The data below holds a line containing "Recreate this image" and a line containing "tick_labels = ['0', '60', '120', '180', '240', '300', '380']"; please quote exactly those two lines and every line between them, and nothing else.

[start of RECORD SET]

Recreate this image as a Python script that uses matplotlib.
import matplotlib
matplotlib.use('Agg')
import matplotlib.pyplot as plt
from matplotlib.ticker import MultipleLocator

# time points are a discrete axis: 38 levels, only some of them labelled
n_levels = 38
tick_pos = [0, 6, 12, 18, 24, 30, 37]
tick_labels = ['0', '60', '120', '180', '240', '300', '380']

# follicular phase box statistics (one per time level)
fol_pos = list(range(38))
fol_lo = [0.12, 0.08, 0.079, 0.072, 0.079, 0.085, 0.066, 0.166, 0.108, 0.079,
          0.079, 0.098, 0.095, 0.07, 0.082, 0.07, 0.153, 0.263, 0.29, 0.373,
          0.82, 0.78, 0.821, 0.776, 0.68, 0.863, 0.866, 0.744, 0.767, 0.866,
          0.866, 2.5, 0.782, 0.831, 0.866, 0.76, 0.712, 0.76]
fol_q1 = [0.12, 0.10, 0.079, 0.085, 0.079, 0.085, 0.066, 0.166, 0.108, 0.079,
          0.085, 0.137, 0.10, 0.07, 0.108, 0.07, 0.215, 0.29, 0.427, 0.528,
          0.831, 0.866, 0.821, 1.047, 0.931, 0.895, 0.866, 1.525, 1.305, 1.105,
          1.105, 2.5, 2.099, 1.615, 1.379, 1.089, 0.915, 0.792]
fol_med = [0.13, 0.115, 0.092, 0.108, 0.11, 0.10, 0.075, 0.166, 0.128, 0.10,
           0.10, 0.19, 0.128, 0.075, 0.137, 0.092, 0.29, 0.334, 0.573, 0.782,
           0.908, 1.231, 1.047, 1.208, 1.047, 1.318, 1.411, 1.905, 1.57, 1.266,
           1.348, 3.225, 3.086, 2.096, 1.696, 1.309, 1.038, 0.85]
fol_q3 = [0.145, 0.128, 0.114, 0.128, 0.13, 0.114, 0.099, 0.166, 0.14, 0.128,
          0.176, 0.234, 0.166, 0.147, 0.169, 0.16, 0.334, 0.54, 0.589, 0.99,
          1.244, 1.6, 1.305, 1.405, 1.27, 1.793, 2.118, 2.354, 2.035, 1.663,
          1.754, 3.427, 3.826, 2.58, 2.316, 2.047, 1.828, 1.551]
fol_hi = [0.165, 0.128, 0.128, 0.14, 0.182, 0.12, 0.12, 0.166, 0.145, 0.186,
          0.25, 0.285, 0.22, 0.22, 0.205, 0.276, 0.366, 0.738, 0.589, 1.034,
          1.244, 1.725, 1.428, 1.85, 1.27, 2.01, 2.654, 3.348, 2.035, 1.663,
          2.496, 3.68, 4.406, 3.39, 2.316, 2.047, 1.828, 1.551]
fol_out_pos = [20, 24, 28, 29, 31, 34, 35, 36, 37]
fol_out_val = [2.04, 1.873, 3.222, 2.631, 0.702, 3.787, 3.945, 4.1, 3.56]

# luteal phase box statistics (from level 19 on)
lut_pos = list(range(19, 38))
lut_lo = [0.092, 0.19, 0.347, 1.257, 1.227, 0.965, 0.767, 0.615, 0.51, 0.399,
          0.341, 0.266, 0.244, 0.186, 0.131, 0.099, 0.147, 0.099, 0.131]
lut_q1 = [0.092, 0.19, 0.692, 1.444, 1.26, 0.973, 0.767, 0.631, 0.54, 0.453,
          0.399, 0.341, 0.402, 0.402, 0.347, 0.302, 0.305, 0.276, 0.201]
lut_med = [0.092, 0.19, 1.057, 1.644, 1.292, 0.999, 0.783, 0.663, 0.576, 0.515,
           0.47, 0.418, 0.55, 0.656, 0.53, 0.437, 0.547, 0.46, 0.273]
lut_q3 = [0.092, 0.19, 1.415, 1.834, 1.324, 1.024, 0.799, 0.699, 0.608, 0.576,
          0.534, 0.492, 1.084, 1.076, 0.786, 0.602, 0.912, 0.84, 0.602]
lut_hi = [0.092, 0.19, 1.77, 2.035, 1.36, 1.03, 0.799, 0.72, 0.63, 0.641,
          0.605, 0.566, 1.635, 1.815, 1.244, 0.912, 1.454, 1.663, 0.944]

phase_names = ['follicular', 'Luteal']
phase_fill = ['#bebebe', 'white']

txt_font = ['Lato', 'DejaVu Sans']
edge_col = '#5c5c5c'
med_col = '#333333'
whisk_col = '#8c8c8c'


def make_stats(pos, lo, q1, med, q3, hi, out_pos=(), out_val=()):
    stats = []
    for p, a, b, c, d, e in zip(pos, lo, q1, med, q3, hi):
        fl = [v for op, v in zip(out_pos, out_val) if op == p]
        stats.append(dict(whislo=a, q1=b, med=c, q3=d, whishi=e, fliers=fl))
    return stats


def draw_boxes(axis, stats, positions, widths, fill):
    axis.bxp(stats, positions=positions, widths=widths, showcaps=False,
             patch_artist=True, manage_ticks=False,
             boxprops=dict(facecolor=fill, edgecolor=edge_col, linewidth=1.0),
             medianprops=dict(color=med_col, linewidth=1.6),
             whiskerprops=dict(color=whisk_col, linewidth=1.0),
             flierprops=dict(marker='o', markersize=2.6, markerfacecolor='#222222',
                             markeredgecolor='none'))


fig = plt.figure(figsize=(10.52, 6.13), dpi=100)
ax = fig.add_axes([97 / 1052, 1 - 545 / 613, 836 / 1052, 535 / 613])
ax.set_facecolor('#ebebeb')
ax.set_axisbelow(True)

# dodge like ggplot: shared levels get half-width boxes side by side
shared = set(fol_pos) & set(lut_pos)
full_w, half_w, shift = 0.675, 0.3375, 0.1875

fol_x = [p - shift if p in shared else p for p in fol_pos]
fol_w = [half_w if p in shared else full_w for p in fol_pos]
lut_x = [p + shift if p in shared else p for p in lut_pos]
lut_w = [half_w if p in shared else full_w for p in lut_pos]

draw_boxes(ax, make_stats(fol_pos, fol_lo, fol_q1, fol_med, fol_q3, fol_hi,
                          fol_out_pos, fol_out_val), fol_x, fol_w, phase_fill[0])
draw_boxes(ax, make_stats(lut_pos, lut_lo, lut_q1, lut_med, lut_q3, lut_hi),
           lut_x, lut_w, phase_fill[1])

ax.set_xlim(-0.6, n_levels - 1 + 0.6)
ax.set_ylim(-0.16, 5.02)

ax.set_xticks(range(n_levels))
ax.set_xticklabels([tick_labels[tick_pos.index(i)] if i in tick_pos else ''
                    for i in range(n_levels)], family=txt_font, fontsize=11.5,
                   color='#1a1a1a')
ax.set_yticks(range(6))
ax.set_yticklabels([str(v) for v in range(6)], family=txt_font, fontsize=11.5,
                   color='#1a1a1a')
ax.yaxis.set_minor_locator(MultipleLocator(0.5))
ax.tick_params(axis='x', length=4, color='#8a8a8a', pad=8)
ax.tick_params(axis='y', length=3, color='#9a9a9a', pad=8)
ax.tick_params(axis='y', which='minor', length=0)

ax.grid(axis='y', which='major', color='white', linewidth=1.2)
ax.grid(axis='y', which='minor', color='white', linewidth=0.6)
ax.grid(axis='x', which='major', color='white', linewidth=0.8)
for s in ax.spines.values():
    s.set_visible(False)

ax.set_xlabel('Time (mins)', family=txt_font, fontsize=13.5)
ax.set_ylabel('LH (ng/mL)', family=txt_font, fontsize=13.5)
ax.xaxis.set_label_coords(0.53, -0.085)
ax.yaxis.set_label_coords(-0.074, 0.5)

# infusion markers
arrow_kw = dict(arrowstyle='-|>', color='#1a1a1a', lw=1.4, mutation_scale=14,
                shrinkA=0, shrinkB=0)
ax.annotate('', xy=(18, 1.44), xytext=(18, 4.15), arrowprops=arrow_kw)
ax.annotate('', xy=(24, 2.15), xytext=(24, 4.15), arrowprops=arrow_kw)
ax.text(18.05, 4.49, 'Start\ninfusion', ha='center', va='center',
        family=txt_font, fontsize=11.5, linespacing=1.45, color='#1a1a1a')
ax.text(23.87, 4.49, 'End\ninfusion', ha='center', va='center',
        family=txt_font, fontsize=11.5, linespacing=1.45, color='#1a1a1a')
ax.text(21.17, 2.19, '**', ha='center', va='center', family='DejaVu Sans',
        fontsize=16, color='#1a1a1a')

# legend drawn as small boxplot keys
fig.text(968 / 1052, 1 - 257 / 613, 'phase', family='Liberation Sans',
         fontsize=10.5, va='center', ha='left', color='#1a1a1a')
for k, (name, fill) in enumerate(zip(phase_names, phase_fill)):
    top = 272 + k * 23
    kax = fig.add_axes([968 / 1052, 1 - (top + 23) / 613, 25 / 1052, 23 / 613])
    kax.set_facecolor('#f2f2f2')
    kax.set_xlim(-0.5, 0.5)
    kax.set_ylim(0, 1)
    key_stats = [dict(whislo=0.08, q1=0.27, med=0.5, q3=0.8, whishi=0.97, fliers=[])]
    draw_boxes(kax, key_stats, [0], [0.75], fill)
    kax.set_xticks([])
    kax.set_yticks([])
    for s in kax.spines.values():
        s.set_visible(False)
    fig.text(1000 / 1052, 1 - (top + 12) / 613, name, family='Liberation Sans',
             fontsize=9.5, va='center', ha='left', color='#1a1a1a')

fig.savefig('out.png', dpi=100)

[end of RECORD SET]
[start of RECORD SET]

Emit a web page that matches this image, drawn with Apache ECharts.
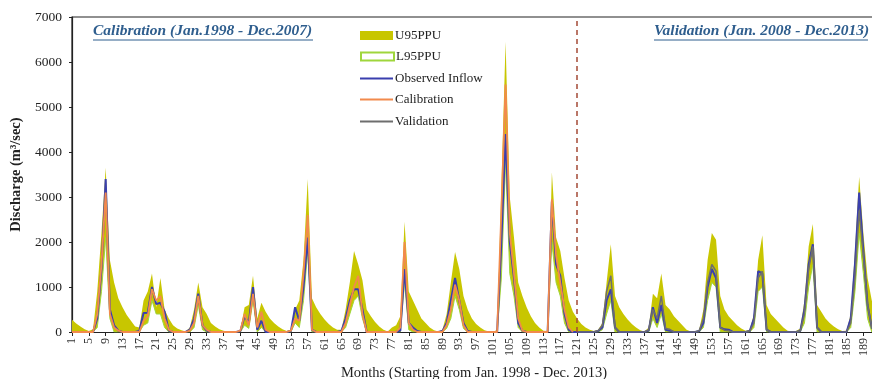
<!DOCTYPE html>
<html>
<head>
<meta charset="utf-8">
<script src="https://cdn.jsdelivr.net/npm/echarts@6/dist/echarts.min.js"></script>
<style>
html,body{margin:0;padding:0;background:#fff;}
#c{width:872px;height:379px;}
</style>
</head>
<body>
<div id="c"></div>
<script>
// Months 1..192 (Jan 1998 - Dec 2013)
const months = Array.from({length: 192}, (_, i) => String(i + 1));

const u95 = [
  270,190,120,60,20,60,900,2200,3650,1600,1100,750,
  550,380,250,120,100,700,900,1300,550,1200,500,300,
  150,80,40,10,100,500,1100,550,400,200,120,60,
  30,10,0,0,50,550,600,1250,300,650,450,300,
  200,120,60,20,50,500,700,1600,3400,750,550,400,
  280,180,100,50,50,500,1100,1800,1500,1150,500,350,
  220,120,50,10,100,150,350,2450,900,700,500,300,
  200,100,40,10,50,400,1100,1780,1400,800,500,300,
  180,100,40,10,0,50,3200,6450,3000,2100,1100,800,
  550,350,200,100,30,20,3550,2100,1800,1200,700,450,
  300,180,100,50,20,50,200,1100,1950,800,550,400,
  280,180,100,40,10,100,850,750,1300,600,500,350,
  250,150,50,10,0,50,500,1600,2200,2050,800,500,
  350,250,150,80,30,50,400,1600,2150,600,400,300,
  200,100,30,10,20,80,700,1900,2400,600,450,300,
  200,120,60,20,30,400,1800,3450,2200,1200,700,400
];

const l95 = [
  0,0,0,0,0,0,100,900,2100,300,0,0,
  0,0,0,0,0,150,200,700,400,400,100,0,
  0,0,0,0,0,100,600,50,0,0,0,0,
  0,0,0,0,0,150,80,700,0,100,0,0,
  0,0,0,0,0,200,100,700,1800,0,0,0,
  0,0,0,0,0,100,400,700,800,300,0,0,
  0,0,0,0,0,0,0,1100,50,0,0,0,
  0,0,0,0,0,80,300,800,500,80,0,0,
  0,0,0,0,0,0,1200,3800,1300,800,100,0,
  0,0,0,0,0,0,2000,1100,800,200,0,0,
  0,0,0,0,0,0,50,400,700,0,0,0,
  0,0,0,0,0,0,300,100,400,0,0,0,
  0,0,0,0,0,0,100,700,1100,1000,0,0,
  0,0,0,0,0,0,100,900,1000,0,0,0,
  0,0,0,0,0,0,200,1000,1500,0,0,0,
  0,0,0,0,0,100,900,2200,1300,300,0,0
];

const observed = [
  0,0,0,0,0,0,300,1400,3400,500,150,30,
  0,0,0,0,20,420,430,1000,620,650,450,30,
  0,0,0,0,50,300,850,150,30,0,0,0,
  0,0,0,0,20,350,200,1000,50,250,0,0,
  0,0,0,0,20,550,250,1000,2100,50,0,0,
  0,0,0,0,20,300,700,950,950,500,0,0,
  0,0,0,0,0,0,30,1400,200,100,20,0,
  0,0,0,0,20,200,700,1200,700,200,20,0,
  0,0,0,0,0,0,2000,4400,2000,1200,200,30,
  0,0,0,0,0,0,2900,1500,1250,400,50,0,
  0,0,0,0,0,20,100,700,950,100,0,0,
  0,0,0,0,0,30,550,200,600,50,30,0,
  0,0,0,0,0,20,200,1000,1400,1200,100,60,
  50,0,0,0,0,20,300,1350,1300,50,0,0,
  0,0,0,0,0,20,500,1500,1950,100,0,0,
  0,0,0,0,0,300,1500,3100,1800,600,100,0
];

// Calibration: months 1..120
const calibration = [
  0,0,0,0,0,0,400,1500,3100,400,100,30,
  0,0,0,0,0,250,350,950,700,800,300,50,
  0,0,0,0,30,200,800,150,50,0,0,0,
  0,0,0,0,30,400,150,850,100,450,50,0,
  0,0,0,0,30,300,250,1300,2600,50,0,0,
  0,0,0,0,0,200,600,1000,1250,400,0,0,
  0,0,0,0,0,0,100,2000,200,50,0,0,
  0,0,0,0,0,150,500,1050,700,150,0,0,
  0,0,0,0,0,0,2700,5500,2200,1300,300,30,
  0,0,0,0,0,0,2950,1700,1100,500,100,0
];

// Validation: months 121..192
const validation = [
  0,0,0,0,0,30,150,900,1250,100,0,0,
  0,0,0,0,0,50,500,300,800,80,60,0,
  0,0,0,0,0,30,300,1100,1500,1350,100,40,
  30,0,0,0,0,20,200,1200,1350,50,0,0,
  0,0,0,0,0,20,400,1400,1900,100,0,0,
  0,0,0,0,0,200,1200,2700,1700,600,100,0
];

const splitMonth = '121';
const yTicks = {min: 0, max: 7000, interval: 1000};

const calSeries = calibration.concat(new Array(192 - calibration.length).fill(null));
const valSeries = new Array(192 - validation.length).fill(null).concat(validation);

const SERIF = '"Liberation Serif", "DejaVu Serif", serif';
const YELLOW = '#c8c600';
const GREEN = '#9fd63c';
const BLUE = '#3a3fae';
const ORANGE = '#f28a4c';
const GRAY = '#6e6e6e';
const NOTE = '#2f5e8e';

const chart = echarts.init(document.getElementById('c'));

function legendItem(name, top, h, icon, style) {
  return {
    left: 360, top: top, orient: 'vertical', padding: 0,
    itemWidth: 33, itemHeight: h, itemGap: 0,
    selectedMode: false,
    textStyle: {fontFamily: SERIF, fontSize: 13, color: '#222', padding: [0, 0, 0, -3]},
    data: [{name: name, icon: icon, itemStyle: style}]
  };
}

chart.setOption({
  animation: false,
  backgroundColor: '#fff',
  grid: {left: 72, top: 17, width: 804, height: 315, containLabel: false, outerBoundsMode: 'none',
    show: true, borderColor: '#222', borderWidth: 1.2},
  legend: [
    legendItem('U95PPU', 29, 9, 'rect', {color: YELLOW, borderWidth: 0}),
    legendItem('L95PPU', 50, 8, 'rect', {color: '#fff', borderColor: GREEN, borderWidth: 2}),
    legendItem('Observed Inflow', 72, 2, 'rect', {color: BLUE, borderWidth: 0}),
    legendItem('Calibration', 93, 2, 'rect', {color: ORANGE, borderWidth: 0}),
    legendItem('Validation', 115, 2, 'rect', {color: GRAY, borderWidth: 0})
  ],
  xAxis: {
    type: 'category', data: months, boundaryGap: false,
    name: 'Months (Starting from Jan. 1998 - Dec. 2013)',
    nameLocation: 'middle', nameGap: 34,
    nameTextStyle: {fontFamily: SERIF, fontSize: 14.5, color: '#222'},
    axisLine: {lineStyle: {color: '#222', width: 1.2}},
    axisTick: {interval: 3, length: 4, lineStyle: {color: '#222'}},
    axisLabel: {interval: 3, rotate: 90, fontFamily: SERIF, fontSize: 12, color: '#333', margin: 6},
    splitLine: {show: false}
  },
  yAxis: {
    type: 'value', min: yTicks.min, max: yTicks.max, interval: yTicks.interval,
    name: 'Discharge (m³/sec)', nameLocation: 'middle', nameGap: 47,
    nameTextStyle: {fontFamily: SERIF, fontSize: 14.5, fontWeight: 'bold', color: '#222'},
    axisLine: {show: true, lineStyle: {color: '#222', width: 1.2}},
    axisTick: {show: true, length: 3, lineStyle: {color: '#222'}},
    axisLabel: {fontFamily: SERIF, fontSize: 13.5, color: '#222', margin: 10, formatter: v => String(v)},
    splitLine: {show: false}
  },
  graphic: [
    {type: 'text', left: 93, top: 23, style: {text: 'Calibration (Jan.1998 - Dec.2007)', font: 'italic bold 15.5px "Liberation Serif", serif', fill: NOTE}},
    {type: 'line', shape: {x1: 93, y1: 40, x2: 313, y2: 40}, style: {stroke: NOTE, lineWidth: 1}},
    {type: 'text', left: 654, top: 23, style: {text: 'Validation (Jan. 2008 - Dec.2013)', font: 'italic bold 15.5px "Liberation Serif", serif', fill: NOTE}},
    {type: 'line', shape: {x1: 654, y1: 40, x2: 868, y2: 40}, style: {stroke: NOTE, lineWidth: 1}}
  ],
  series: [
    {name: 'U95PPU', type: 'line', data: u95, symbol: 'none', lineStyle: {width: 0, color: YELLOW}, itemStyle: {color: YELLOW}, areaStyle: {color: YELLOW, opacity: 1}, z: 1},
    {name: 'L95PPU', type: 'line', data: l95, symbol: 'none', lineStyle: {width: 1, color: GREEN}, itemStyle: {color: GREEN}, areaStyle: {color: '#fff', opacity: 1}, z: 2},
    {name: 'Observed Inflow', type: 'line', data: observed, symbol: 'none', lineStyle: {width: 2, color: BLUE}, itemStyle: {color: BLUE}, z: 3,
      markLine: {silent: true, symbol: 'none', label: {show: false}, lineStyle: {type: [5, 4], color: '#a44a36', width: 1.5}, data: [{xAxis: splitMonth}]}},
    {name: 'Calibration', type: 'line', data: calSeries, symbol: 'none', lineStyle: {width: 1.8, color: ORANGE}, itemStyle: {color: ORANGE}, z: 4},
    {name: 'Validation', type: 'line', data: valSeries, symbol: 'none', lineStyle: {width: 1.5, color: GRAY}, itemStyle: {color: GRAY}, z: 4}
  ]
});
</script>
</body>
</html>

[end of RECORD SET]

- _SOLUTION TO THIS TASK_:
Recreate this image as a Python script that uses matplotlib.
import matplotlib
matplotlib.use('Agg')
import matplotlib.pyplot as plt
from matplotlib.ticker import MultipleLocator

# time points are a discrete axis: 38 levels, only some of them labelled
n_levels = 38
tick_pos = [0, 6, 12, 18, 24, 30, 37]
tick_labels = ['0', '60', '120', '180', '240', '300', '380']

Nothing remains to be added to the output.